►

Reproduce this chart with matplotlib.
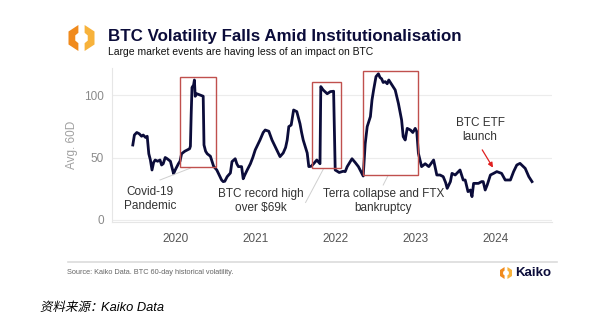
import matplotlib
matplotlib.use('Agg')
import matplotlib.pyplot as plt
from matplotlib.patches import Polygon, Rectangle, PathPatch
from matplotlib.lines import Line2D
from matplotlib.textpath import TextPath
from matplotlib.font_manager import FontProperties
from matplotlib.transforms import Affine2D

plt.rcParams['font.family'] = ['Liberation Sans', 'DejaVu Sans']

# ── Datos: volatilidad histórica 60D de BTC (fecha decimal, valor) ──
years = [
    2019.47, 2019.49, 2019.52, 2019.55, 2019.58, 2019.60, 2019.63, 2019.65,
    2019.67, 2019.69, 2019.71, 2019.73, 2019.75, 2019.78, 2019.81, 2019.83,
    2019.85, 2019.875, 2019.90, 2019.94, 2019.96, 2019.98, 2020.00, 2020.04,
    2020.06, 2020.08, 2020.12, 2020.15, 2020.18, 2020.19, 2020.20, 2020.21,
    2020.23, 2020.24, 2020.25, 2020.27, 2020.31, 2020.35, 2020.36, 2020.38,
    2020.40, 2020.44, 2020.48, 2020.52, 2020.55, 2020.58, 2020.60, 2020.62,
    2020.65, 2020.69, 2020.71, 2020.75, 2020.77, 2020.79, 2020.83, 2020.85,
    2020.87, 2020.90, 2020.94, 2020.97, 2021.00, 2021.03, 2021.06, 2021.10,
    2021.125, 2021.17, 2021.21, 2021.24, 2021.27, 2021.31, 2021.35, 2021.38,
    2021.40, 2021.42, 2021.45, 2021.48, 2021.52, 2021.56, 2021.58, 2021.60,
    2021.65, 2021.67, 2021.70, 2021.73, 2021.77, 2021.81, 2021.82, 2021.85,
    2021.90, 2021.94, 2021.98, 2022.00, 2022.05, 2022.10, 2022.125, 2022.15,
    2022.21, 2022.25, 2022.29, 2022.35, 2022.375, 2022.40, 2022.44, 2022.46,
    2022.48, 2022.51, 2022.54, 2022.56, 2022.58, 2022.60, 2022.625, 2022.65,
    2022.67, 2022.71, 2022.75, 2022.79, 2022.83, 2022.85, 2022.875, 2022.90,
    2022.94, 2022.97, 2023.00, 2023.02, 2023.04, 2023.08, 2023.125, 2023.17,
    2023.23, 2023.27, 2023.31, 2023.35, 2023.38, 2023.40, 2023.44, 2023.46,
    2023.50, 2023.56, 2023.60, 2023.625, 2023.66, 2023.69, 2023.71, 2023.73,
    2023.79, 2023.83, 2023.85, 2023.875, 2023.90, 2023.94, 2023.98, 2024.02,
    2024.08, 2024.125, 2024.19, 2024.23, 2024.27, 2024.31, 2024.375, 2024.42,
    2024.46,
]
vol = [
    60, 68, 70, 69, 67, 68, 66, 67,
    53, 48, 40, 46, 48, 47, 48, 44,
    45, 50, 49, 47, 42, 37, 40, 45,
    47, 53, 55, 56, 57, 59, 85, 106,
    108, 112, 99, 101, 100, 99, 60, 55,
    53, 51, 43, 40, 36, 32, 30.7, 31,
    34.7, 37.6, 46.7, 49, 45, 42.7, 42.7, 33,
    36, 40, 45, 50, 56, 60, 64, 70,
    72, 71, 64, 60, 56, 50.7, 53.6, 58,
    64, 74.7, 76, 88, 86.7, 77, 70, 64,
    53.6, 42.7, 43, 45, 48, 45, 106.7, 104,
    101, 102.7, 103, 40, 38, 39, 38.7, 42.7,
    49, 46, 42.7, 35.2, 61, 74.7, 82.7, 96,
    104, 114.7, 117, 114, 113, 110, 110.7, 109,
    112, 108, 104, 93.3, 80, 66.7, 64, 73.3,
    72, 70, 73.3, 70.7, 53.3, 42.7, 45, 42.7,
    48, 36, 36, 34.7, 30, 25.3, 30.7, 37.3,
    36, 40, 32, 32, 22.7, 24, 18.7, 29.3,
    29.3, 30.7, 30.7, 24, 28, 36, 37.3, 38.7,
    37.3, 32, 32, 38.7, 44, 45.3, 41.3, 34.7,
    30.7,
]

# recuadros de eventos: (x0, x1, y0, y1)
boxes = [
    (2020.06, 2020.51, 42.7, 114),
    (2021.71, 2022.075, 41.3, 110.7),
    (2022.35, 2023.03, 36, 119.5),
]

xticks = [2020, 2021, 2022, 2023, 2024]
yticks = [0, 50, 100]

NAVY = '#0b0c3a'
RED = '#c0504d'
GRAY = '#8a8a8a'
ORANGE_D = '#f08a1c'
ORANGE_L = '#f7b23b'

W, H = 601, 327
fig = plt.figure(figsize=(W / 100, H / 100), dpi=100)

def fx(px):
    return px / W

def fy(py):
    return 1 - py / H

ax = fig.add_axes([fx(112), fy(222), fx(552) - fx(112), fy(68) - fy(222)])
ax.set_xlim(2019.21, 2024.71)
ax.set_ylim(-1.6, 121.6)

ax.plot(years, vol, color=NAVY, lw=2.0, solid_joinstyle='round')

for x0, x1, y0, y1 in boxes:
    ax.add_patch(Rectangle((x0, y0), x1 - x0, y1 - y0, fill=False,
                           ec=RED, lw=1.0, zorder=3))

for s in ['top', 'right']:
    ax.spines[s].set_visible(False)
ax.spines['left'].set_color('#e6e6e6')
ax.spines['bottom'].set_color('#e6e6e6')
ax.set_yticks(yticks)
ax.set_xticks(xticks)
ax.yaxis.grid(True, color='#ececec', lw=0.8)
ax.set_axisbelow(True)
ax.tick_params(length=0, labelsize=8.5, colors=GRAY, pad=6)
ax.tick_params(axis='x', colors='#555555', pad=8)
ax.set_ylabel('Avg. 60D', color='#a0a0a0', fontsize=8.5, labelpad=4)

# ── Anotaciones ────────────────────────────────────────────
txt = dict(fontsize=8.5, color='#333333', ha='center', va='center',
           linespacing=1.2)
ax.text(2019.69, 16.5, 'Covid-19\nPandemic', **txt)
ax.text(2021.07, 15.5, 'BTC record high\nover $69k', **txt)
ax.text(2022.60, 15.5, 'Terra collapse and FTX\nbankruptcy', **txt)
ax.text(2023.81, 72, 'BTC ETF\nlaunch', **txt)

lead = dict(color='#cfcfcf', lw=0.7)
ax.plot([2019.81, 2020.19], [32, 41.5], **lead)
ax.plot([2021.63, 2021.85], [14, 40.5], **lead)
ax.plot([2022.60, 2022.66], [28, 35.5], **lead)
ax.annotate('', xy=(2023.99, 40), xytext=(2023.82, 58),
            arrowprops=dict(arrowstyle='-|>', color='#e02020', lw=0.9,
                            mutation_scale=7))

# ── Cabecera ───────────────────────────────────────────────
def kaiko_mark(cx, cy, s):
    # dos corchetes que forman el logo
    left = [(cx - 0.12 * s, cy + 0.5 * s), (cx - 0.5 * s, cy + 0.25 * s),
            (cx - 0.5 * s, cy - 0.25 * s), (cx - 0.12 * s, cy - 0.5 * s),
            (cx - 0.12 * s, cy - 0.2 * s), (cx - 0.24 * s, cy - 0.1 * s),
            (cx - 0.24 * s, cy + 0.1 * s), (cx - 0.12 * s, cy + 0.2 * s)]
    right = [(2 * cx - x, 2 * cy - y) for x, y in left]
    for pts, c in [(left, ORANGE_D), (right, ORANGE_L)]:
        fig.patches.append(Polygon([(fx(x), fy(y)) for x, y in pts],
                                   closed=True, fc=c, ec='none',
                                   transform=fig.transFigure))

kaiko_mark(81.5, 38, 26)
fig.text(fx(108), fy(37), 'BTC Volatility Falls Amid Institutionalisation',
         fontsize=12.2, fontweight='bold', color=NAVY, va='center')
fig.text(fx(108), fy(52), 'Large market events are having less of an impact on BTC',
         fontsize=7.5, color='#111111', va='center')

# ── Pie ────────────────────────────────────────────────────
fig.lines.append(Line2D([fx(68), fx(557)], [fy(262), fy(262)], color='#dcdcdc',
                        lw=1.2, transform=fig.transFigure))
fig.text(fx(67), fy(273), 'Source: Kaiko Data. BTC 60-day historical volatility.',
         fontsize=5.3, color='#666666', va='center')
kaiko_mark(506, 273, 12)
fig.text(fx(515), fy(273), 'Kaiko', fontsize=9.5, fontweight='bold', color=NAVY,
         va='center')

# texto chino inclinado (la fuente CJK no trae cursiva), misma línea base
BASE = 311
cjk = TextPath((0, 0), '资料来源：', size=12.5,
               prop=FontProperties(family='Noto Sans CJK SC'))
skew = Affine2D().skew_deg(12, 0).translate(40, H - BASE)
fig.patches.append(PathPatch(cjk, transform=skew, fc='black', ec='none'))
fig.text(fx(101), fy(BASE), 'Kaiko Data', fontsize=9.3, color='black',
         va='baseline', style='italic')

fig.savefig('out.png', dpi=100)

◄

* DIRECTION *
Transcribe exactly, with no pictures, the lines running from the first line of the material through the line holding "plt.rcParams['font.family'] = ['Liberation".

* RESPONSE TO THE TASK *
Reproduce this chart with matplotlib.
import matplotlib
matplotlib.use('Agg')
import matplotlib.pyplot as plt
from matplotlib.patches import Polygon, Rectangle, PathPatch
from matplotlib.lines import Line2D
from matplotlib.textpath import TextPath
from matplotlib.font_manager import FontProperties
from matplotlib.transforms import Affine2D

plt.rcParams['font.family'] = ['Liberation Sans', 'DejaVu Sans']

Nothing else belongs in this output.